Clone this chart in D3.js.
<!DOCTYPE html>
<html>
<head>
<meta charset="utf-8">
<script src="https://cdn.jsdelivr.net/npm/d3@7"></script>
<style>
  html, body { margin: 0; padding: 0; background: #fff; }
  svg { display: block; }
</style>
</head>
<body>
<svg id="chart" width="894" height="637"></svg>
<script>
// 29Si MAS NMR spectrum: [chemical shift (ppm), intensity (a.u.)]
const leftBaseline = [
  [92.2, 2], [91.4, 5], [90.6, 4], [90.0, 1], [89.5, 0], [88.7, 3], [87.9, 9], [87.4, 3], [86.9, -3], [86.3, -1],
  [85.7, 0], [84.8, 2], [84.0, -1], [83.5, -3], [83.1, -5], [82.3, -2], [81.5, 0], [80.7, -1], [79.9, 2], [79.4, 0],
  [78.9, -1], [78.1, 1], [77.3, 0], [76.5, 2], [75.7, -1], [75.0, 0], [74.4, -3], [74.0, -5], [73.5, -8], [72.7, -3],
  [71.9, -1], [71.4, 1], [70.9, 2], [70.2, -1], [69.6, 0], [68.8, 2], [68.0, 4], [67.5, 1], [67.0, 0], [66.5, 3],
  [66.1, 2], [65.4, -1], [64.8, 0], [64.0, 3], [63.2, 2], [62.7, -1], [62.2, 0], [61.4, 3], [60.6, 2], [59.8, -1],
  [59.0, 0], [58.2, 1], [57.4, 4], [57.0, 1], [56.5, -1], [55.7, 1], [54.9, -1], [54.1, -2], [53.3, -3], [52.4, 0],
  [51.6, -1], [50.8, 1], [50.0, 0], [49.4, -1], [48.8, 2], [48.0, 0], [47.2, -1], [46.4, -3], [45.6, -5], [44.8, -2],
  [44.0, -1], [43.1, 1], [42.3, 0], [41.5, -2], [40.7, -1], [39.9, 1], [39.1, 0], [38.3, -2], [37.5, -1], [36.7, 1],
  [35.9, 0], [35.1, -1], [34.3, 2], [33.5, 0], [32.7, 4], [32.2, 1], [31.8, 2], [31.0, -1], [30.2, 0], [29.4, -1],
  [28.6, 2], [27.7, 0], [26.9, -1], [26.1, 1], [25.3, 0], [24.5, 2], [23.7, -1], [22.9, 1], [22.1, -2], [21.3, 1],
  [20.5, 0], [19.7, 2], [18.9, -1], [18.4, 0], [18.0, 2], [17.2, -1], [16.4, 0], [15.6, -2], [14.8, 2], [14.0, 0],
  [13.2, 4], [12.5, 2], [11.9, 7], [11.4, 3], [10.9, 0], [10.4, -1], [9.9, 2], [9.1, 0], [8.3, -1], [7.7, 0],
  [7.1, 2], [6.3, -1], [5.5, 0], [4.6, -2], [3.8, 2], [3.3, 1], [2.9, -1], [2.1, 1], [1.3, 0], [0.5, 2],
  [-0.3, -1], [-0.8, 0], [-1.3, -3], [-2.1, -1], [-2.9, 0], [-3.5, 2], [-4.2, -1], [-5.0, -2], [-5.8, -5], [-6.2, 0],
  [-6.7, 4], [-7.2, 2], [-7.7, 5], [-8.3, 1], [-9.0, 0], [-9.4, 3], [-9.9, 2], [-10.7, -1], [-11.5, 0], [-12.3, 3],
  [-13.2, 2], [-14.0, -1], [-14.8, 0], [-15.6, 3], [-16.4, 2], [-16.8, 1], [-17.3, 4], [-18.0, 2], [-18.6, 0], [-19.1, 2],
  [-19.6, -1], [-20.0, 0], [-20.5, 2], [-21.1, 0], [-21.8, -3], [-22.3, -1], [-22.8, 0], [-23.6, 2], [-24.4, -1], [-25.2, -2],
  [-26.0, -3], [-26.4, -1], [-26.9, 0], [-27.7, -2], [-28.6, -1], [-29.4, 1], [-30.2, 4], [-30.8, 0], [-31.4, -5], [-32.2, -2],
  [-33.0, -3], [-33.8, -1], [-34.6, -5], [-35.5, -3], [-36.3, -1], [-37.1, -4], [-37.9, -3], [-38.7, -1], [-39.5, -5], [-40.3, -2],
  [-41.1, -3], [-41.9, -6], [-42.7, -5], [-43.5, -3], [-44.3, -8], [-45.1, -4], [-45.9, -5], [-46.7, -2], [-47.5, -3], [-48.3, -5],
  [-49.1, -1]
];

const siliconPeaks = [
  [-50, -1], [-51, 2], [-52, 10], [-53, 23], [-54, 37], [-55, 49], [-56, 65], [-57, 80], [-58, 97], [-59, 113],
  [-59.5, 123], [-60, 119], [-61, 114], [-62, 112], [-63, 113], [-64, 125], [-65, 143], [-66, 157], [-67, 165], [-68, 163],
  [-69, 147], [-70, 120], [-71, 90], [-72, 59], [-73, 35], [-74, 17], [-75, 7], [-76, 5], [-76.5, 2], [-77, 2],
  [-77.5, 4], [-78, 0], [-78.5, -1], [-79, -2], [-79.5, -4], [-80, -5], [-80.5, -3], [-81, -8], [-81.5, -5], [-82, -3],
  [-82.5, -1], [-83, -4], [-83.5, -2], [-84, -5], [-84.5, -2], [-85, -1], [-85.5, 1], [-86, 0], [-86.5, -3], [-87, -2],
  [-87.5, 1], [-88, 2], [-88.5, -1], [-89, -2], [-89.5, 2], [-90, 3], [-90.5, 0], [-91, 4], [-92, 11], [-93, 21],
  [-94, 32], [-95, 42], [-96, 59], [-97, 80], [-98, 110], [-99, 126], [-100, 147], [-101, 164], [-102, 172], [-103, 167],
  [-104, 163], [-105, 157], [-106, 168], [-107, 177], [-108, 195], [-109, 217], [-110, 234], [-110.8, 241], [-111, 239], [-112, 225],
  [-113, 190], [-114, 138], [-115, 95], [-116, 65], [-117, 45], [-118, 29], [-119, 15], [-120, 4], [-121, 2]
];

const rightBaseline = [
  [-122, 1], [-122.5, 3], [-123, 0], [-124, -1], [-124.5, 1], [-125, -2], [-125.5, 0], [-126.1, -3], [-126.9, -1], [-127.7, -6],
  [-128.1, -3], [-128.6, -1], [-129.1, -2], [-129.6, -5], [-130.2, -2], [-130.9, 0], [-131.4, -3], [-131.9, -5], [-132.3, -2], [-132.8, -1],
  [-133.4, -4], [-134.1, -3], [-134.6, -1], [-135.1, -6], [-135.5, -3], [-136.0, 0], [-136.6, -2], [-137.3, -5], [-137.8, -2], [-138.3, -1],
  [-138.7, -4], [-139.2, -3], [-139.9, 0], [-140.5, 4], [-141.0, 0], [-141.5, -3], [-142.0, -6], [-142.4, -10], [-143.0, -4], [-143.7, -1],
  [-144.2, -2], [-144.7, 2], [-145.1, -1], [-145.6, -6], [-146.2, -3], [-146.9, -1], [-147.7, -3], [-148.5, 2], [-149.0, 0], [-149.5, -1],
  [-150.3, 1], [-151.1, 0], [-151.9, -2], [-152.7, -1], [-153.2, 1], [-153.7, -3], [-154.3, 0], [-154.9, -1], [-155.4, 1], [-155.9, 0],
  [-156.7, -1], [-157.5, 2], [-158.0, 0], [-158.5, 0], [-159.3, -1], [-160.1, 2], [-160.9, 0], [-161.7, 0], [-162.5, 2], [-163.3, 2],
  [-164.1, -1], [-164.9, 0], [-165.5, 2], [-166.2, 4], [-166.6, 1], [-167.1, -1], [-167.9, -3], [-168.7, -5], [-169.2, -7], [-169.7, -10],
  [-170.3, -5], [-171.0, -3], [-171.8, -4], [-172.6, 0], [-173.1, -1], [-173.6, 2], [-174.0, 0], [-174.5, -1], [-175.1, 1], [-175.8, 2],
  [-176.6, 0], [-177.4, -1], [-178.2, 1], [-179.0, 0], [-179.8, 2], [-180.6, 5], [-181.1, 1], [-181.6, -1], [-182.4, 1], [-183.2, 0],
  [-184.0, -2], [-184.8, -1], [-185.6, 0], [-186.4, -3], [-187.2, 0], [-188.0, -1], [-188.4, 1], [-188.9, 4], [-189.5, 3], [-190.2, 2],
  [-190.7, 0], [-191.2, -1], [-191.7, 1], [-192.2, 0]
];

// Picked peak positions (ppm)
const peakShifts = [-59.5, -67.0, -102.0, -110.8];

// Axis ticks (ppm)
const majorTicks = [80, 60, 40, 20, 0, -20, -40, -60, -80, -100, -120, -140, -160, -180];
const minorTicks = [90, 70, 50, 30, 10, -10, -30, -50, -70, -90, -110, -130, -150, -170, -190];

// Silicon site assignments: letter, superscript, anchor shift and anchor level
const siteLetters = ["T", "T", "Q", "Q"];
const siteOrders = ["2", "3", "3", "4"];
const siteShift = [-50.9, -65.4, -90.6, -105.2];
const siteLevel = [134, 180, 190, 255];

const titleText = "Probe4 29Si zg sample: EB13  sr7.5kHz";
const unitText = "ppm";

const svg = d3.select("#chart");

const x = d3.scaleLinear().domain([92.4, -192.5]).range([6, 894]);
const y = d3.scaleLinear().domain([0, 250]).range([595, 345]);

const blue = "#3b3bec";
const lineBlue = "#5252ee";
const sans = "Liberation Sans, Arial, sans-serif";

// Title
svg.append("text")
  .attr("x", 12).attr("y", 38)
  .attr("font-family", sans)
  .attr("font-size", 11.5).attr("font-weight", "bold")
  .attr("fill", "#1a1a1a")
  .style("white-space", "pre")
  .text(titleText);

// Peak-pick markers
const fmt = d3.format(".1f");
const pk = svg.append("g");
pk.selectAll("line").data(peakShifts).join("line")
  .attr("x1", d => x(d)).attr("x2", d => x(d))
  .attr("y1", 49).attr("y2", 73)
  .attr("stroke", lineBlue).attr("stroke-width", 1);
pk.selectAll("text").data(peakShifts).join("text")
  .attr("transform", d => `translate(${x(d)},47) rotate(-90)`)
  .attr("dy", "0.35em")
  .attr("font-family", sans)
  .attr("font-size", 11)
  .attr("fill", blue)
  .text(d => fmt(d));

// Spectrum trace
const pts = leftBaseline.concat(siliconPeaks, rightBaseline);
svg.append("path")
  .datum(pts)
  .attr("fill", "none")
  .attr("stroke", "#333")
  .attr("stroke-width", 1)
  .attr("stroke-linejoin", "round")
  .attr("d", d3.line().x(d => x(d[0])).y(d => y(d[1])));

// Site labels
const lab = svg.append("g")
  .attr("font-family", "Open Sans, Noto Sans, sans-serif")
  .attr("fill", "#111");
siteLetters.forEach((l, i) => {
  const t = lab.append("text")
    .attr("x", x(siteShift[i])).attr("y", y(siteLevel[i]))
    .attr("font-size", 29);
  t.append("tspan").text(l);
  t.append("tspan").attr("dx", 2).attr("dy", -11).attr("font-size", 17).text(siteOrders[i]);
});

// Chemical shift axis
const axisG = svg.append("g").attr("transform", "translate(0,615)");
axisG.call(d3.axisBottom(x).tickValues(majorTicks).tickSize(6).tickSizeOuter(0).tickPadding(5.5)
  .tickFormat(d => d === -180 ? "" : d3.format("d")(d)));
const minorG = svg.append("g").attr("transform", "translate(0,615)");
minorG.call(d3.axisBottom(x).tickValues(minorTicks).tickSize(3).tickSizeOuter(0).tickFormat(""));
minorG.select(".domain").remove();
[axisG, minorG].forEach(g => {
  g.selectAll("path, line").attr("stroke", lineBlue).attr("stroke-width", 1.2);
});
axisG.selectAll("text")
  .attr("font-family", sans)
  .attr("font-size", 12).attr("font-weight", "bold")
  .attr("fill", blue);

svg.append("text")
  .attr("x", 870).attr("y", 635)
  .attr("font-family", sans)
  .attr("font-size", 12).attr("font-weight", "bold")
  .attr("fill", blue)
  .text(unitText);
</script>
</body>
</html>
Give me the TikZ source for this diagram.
________________________________________
**Direction**
Pick out the lines containing the string "chart".

**Expected output**
Clone this chart in D3.js.
<svg id="chart" width="894" height="637"></svg>
const svg = d3.select("#chart");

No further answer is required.